In financial terms, Bayer says the combined business would have generated sales of EUR23 billion in 2015, and synergies should provide a $1.2 billion annual boost to earnings before interest, taxes, depreciation and amortization from 2022 onward. Bayer’s earnings per share should also receive an immediate bump, with double-digit accretion expected in the third full year after closing.
The deal drew heightened scrutiny from regulators on both sides of the Atlantic amid fears that further consolidation of the agriculture sector would slow innovation while driving up prices and reducing options for farmers.
Following the 2017 merger that formed DowDuPont Inc. and China National Chemical Corp.’s takeover of Syngenta, regulators were wary of letting through another merger that would concentrate most of the world’s seed supply effectively in the hands of three companies.
Bayer and Monsanto pitched their deal as a way to more tightly integrate research and deliver better products to farmers, but agricultural groups in several countries--including Brazil and the U.S.--petitioned lawmakers to block it.
Although it initially expressed “serious doubts” over the deal, the European Commission gave conditional approval on March 21, after Bayer agreed to sell off more than $7 billion of assets to rival BASF SE. The divestments include Bayer’s soybean and cottonseed businesses, its entire vegetable-seed unit and its glufosinate weedkiller, which competes with Monsanto’s Roundup.
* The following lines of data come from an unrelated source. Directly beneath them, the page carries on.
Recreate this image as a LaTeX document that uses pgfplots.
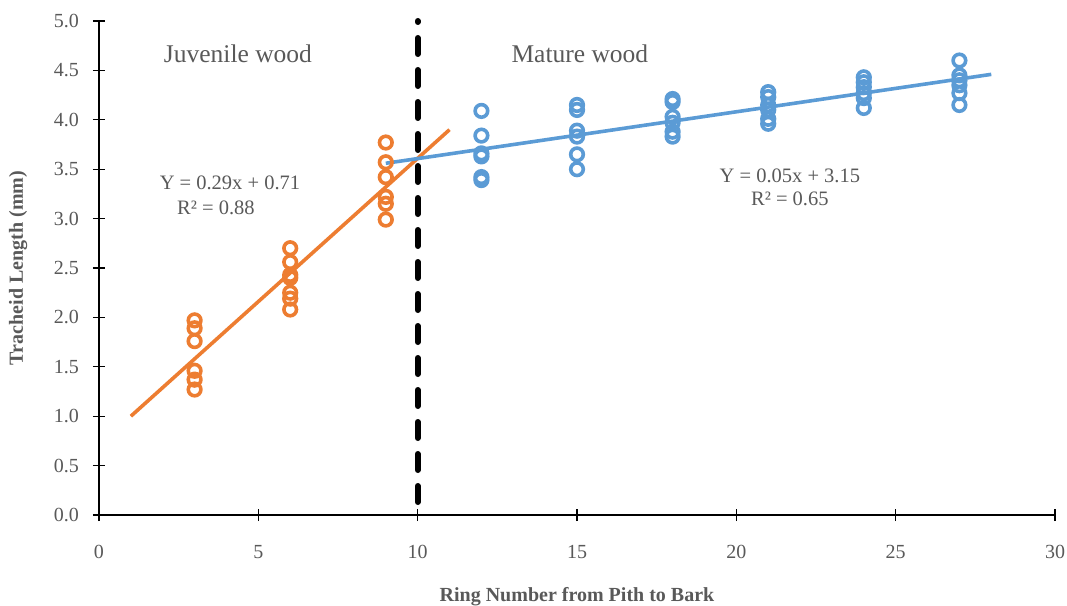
\documentclass[border=0pt]{standalone}
\usepackage{pgfplots}
\pgfplotsset{compat=1.18}
\usepackage{fontspec}
\setmainfont{Liberation Serif}
\definecolor{xorange}{HTML}{ED7D31}
\definecolor{xblue}{HTML}{5B9BD5}
\definecolor{xgray}{HTML}{595959}
\begin{document}
\begin{tikzpicture}
\begin{axis}[
  scale only axis, width=956pt, height=494pt,
  xmin=0, xmax=30, ymin=0, ymax=5,
  axis lines*=left,
  axis line style={black, line width=1.3pt},
  xtick={0,5,...,30}, ytick={0,0.5,...,5},
  tick style={black, line width=1.3pt},
  major tick length=12pt,
  xtick align=center, ytick align=center,
  /pgf/number format/assume math mode=true,
  yticklabel={\pgfmathprintnumber[fixed,fixed zerofill,precision=1]{\tick}},
  xticklabel={\pgfmathprintnumber{\tick}},
  ticklabel style={font=\fontsize{20}{22}\selectfont, text=xgray},
  xticklabel style={anchor=center, yshift=-31pt},
  yticklabel style={anchor=east, inner sep=0pt, xshift=-14pt},
  xlabel={Ring Number from Pith to Bark},
  ylabel={Tracheid Length (mm)},
  label style={font=\bfseries\fontsize{20}{22}\selectfont, text=xgray},
  xlabel style={at={(axis description cs:0.5,-0.166)}, anchor=center},
  ylabel style={at={(axis description cs:-0.0847,0.5)}, anchor=center},
  clip=false,
]
% dashed divider
\addplot[black, line width=6pt, line cap=round, dash pattern=on 16pt off 16pt, dash phase=15pt] coordinates {(10,5) (10,0)};
% juvenile wood
\addplot[only marks, mark=o, mark size=6.3pt, mark options={draw=xorange, line width=3.6pt}] coordinates {
 (3,1.97) (3,1.89) (3,1.76) (3,1.46) (3,1.37) (3,1.27)
 (6,2.70) (6,2.56) (6,2.43) (6,2.40) (6,2.25) (6,2.19) (6,2.08)
 (9,3.77) (9,3.57) (9,3.42) (9,3.22) (9,3.15) (9,2.99)
};
\addplot[xorange, line width=3.6pt] coordinates {(1,1.00) (11,3.90)};
% mature wood
\addplot[only marks, mark=o, mark size=6.3pt, mark options={draw=xblue, line width=3.6pt}] coordinates {
 (12,4.09) (12,3.84) (12,3.66) (12,3.63) (12,3.42) (12,3.39)
 (15,4.15) (15,4.10) (15,3.89) (15,3.83) (15,3.65) (15,3.50)
 (18,4.21) (18,4.18) (18,4.03) (18,3.97) (18,3.88) (18,3.83)
 (21,4.28) (21,4.23) (21,4.15) (21,4.10) (21,4.01) (21,3.96)
 (24,4.43) (24,4.38) (24,4.33) (24,4.27) (24,4.22) (24,4.12)
 (27,4.60) (27,4.45) (27,4.40) (27,4.35) (27,4.27) (27,4.15)
};
\addplot[xblue, line width=3.6pt] coordinates {(9,3.56) (28,4.46)};
% annotations
\node[text=xgray, font=\fontsize{25.5}{27}\selectfont] at (axis cs:4.36,4.67) {Juvenile wood};
\node[text=xgray, font=\fontsize{25.5}{27}\selectfont] at (axis cs:15.09,4.67) {Mature wood};
\node[text=xgray, font=\fontsize{20.5}{22}\selectfont] at (axis cs:4.11,3.36) {Y = 0.29x + 0.71};
\node[text=xgray, font=\fontsize{20.5}{22}\selectfont] at (axis cs:3.67,3.11) {R² = 0.88};
\node[text=xgray, font=\fontsize{20.5}{22}\selectfont] at (axis cs:21.68,3.43) {Y = 0.05x + 3.15};
\node[text=xgray, font=\fontsize{20.5}{22}\selectfont] at (axis cs:21.68,3.20) {R² = 0.65};
\end{axis}
\pgfresetboundingbox
\path[use as bounding box] (-99pt,-90pt) rectangle (968pt,515pt);
\end{tikzpicture}
\end{document}
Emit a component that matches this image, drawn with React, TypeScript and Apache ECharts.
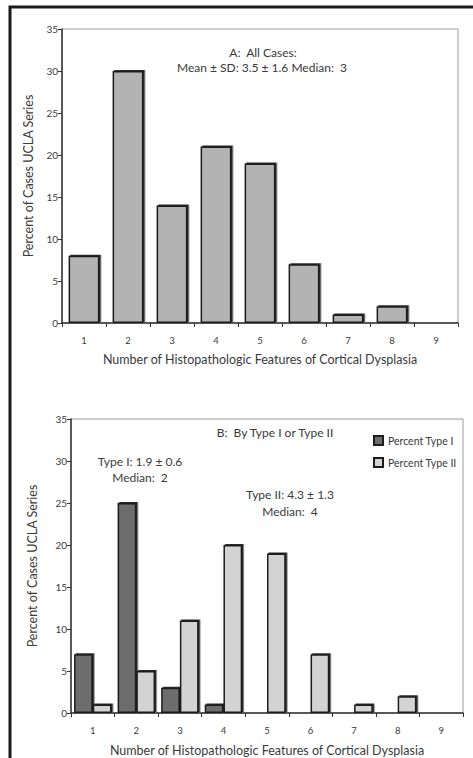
import React, { useEffect, useRef } from "react";
import * as echarts from "echarts";

// Number of histopathologic features (x categories)
const featureCounts = ["1", "2", "3", "4", "5", "6", "7", "8", "9"];
// Panel A: percent of all cases
const allCases = [8, 30, 14, 21, 19, 7, 1, 2, 0];
// Panel B: percent by type
const typeI = [7, 25, 3, 1, 0, 0, 0, 0, 0];
const typeII = [1, 5, 11, 20, 19, 7, 1, 2, 0];

const yTicks = { min: 0, max: 35, interval: 5 };

const FONT = "Lato, 'Open Sans', sans-serif";
const TEXT = "#3a3a3a";
const AXIS_NAME = "Percent of Cases UCLA Series";
const X_NAME = "Number of Histopathologic Features of Cortical Dysplasia";

function yAxis(gridIndex: number, nameGap: number) {
  return {
    type: "value",
    gridIndex,
    ...yTicks,
    name: AXIS_NAME,
    nameLocation: "middle",
    nameGap,
    nameTextStyle: { color: TEXT, fontSize: 12.5, fontFamily: FONT },
    axisLine: { show: true, lineStyle: { color: "#333", width: 1.5 } },
    axisTick: { show: true, length: 4, lineStyle: { color: "#333" } },
    axisLabel: { color: TEXT, fontSize: 10, fontFamily: FONT, margin: 4 },
    splitLine: { show: false },
  };
}

function xAxis(gridIndex: number, nameGap: number) {
  return {
    type: "category",
    gridIndex,
    data: featureCounts,
    name: X_NAME,
    nameLocation: "middle",
    nameGap,
    nameTextStyle: { color: TEXT, fontSize: 12.5, fontFamily: FONT },
    axisLine: { show: true, lineStyle: { color: "#333", width: 1.5 } },
    axisTick: { show: true, length: 4, lineStyle: { color: "#333" } },
    axisLabel: { color: TEXT, fontSize: 9.5, fontFamily: FONT, margin: 12 },
  };
}

const barStyle = (fill: string) => ({
  color: fill,
  borderColor: "#1c1c1c",
  borderWidth: 1.5,
  shadowColor: "#2a2a2a",
  shadowOffsetX: 1.5,
  shadowOffsetY: -1,
  shadowBlur: 0,
});

export default function App() {
  const ref = useRef<HTMLDivElement>(null);

  useEffect(() => {
    if (!ref.current) return;
    const chart = echarts.init(ref.current, null, { renderer: "svg" });
    const textStyle = (text: string, x: number, y: number, size = 12) => ({
      type: "text",
      x,
      y,
      style: {
        text,
        fill: TEXT,
        font: `${size}px ${FONT}`,
        textAlign: "center",
        textVerticalAlign: "middle",
      },
    });
    chart.setOption({
      animation: false,
      backgroundColor: "#fff",
      grid: [
        { left: 62, top: 29, width: 396, height: 294, show: true, borderColor: "#9a9a9a", borderWidth: 1 },
        { left: 71, top: 419, width: 392, height: 294, show: true, borderColor: "#9a9a9a", borderWidth: 1 },
      ],
      xAxis: [xAxis(0, 30), xAxis(1, 31)],
      yAxis: [yAxis(0, 23), yAxis(1, 32)],
      legend: {
        orient: "vertical",
        left: 368,
        top: 430,
        itemWidth: 9,
        itemHeight: 9,
        itemGap: 11,
        icon: "rect",
        textStyle: { color: TEXT, fontSize: 10.5, fontFamily: FONT },
        data: ["Percent Type I", "Percent Type II"],
      },
      graphic: [
        {
          type: "rect",
          shape: { x: 10, y: 7, width: 480, height: 770 },
          style: { fill: "none", stroke: "#1a1a1a", lineWidth: 3 },
          silent: true,
        },
        textStyle("A:  All Cases:", 263, 52),
        textStyle("Mean ± SD: 3.5 ± 1.6 Median:  3", 262, 67),
        textStyle("B:  By Type I or Type II", 275, 432),
        textStyle("Type I: 1.9 ± 0.6", 140, 461),
        textStyle("Median:  2", 140, 477),
        textStyle("Type II: 4.3 ± 1.3", 290, 494),
        textStyle("Median:  4", 290, 511),
      ],
      series: [
        {
          type: "bar",
          name: "All Cases",
          xAxisIndex: 0,
          yAxisIndex: 0,
          data: allCases,
          barCategoryGap: "30%",
          itemStyle: barStyle("#b3b3b3"),
        },
        {
          type: "bar",
          name: "Percent Type I",
          xAxisIndex: 1,
          yAxisIndex: 1,
          data: typeI,
          barGap: "0%",
          barCategoryGap: "14%",
          itemStyle: barStyle("#6d6d6d"),
        },
        {
          type: "bar",
          name: "Percent Type II",
          xAxisIndex: 1,
          yAxisIndex: 1,
          data: typeII,
          barGap: "0%",
          barCategoryGap: "14%",
          itemStyle: barStyle("#d3d3d3"),
        },
      ],
    });
    return () => chart.dispose();
  }, []);

  return (
    <div
      ref={ref}
      style={{ position: "fixed", left: 0, top: 0, width: 473, height: 758 }}
    />
  );
}
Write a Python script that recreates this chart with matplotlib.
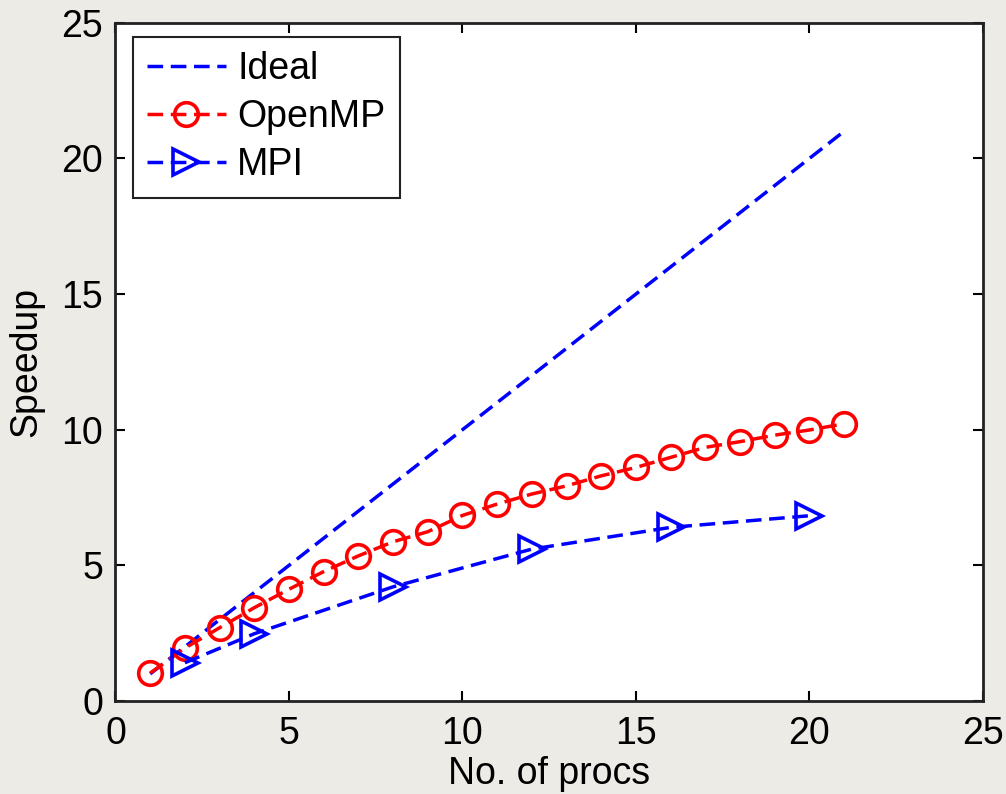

The commission subsequently agreed to let Bayer keep Monsanto’s NemaStrike brand of seed-protection chemicals in return for Bayer offloading its own seed-protection lines to BASF. Bayer will also sell its entire digital-agriculture portfolio to BASF, which will then license certain products back to Bayer.
The DOJ conditionally approved the deal on May 29, requiring Bayer to increase the scope of its divestments to about $9 billion, including the sale of Bayer’s seed business to German competitor BASF SE. The divestitures Bayer agreed to are the largest ever in a U.S. merger-approval settlement, the DOJ said. Bayer said it now only requires approval from Canadian and Mexican authorities, which it expects to receive very soon.